ULTRA KOLARSTWO. Pierścień Tysiąca Jezior – po raz piąty. Paweł Bieniewski
2021-07-07 12:00:21
50-letni Paweł Bieniewski, mieszkaniec Chotomowa, nie przestaje zadziwiać. Ten pasjonat kolarskich mega dystansów w niedzielę „zaliczył” ultra maraton kolarski – Pierścień Tysiąca Jezior 2021. Na pokonanie dystansu, bagatelka – 610 km non stop, nie potrzebował doby. Wśród ponad 300 śmiałków,
którzy tym razem podjęli wyzwanie Paweł Bieniewski w kategorii solo został sklasyfikowany na ósmej pozycji!
O pasji Pana Pawła informowaliśmy już na naszych łamach m.in. przy okazji jego udziału w innym ultra maratonie kolarskim tysięczniku „Bieszczady – Bałtyk”, który przemierzał trzykrotnie.

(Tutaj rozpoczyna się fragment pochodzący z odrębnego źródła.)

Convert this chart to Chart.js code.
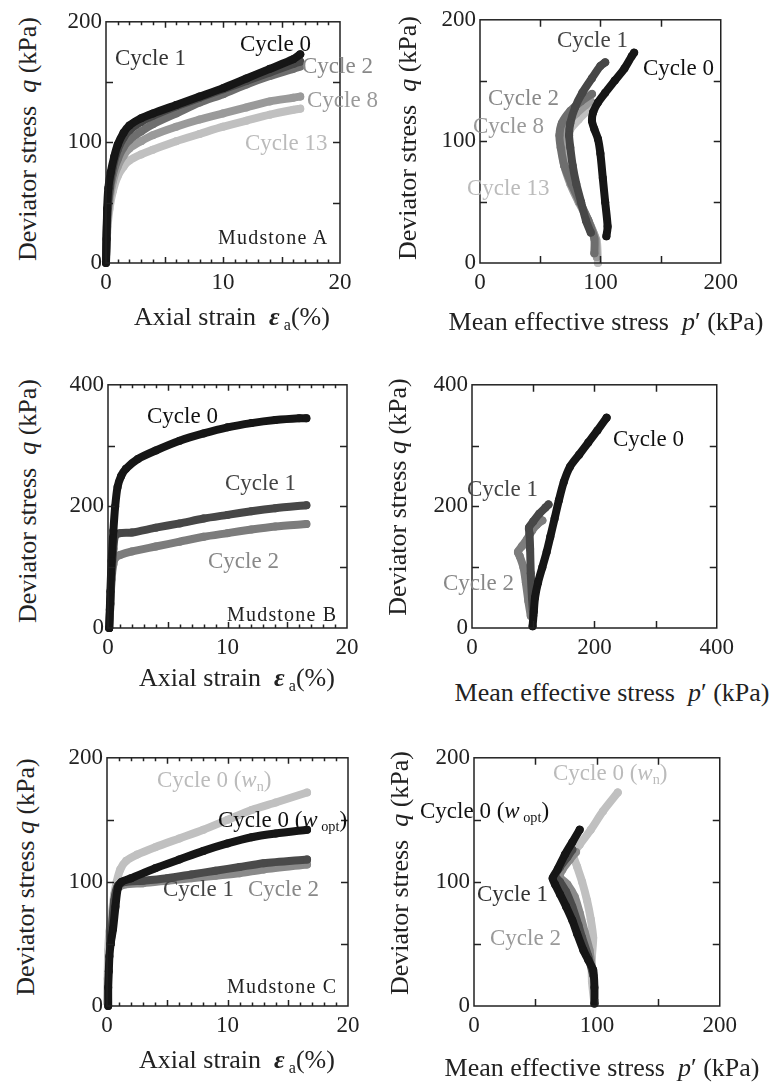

Nie ukrywa jednak, że właśnie ultra maraton Pierścień Tysiąca Jezior jest jego ulubionym. – Przede wszystkim ze względów krajobrazowych, także tego, że odbywa się z reguły latem przy ciepłej aurze, chociaż tym razem trochę zmoczył nasz deszcz. Poza tym ten kolarski maraton, chociaż odbywa się na krótszym dystansie, w moim odczuciu jest od tego z gór nad morze trudniejszy, ze względu na konfiguracje terenu. Bez przerwy w zasadzie góra – dół. Na dobrą sprawę Pierścień Tysiąca Jezior mógłby się nazywać Pierścieniem Tysiąca Podjazdów – mówi pan Paweł i dodaje: -To była 10 edycja tego ultra maratonu, a w mojej kolekcji piąty start wokół mazurskich jezior. Być może najtrudniejszy. Zbyt mocno chyba zacząłem i na domknięcie pierścienia w końcówce trasy zabrakło sił, pary” w nogach. Nie pomagały żele energetyczne, rozmaite batony. Męczyłem te ostatnie kilometry siłą woli, hartem ducha. Udało się, mam satysfakcję – dodaje P. Bieniewski.
Na koniec tej krótkiej relacji z kolejnego sportowego wyczynu P.Bieniewskiego Jego definicja sportowej pasji, która go od lat pochłania:
„(…) Ultra kolarstwo nie czyni nas ludźmi wielkimi. Nie jesteśmy bohaterami, jesteśmy pasjonatami. Ultra kolarstwo to pasja zmagania się z dystansem i pokonywania własnych słabości. Ta pasja pcha nas do podejmowania kolejnych ultra wyzwań, bez względu na koszty i przeciwności. Ta pasja pomaga nam przełknąć gorycz porażki, która jest nieodzownym elementem ultra kolarstwa i prędzej czy później zdarzy się każdemu. Nie potrzeba tu dorabiać żadnej większej filozofii. Lubimy to, a osiąganie kolejnych ultra celów sprawia nam ogromną satysfakcję.”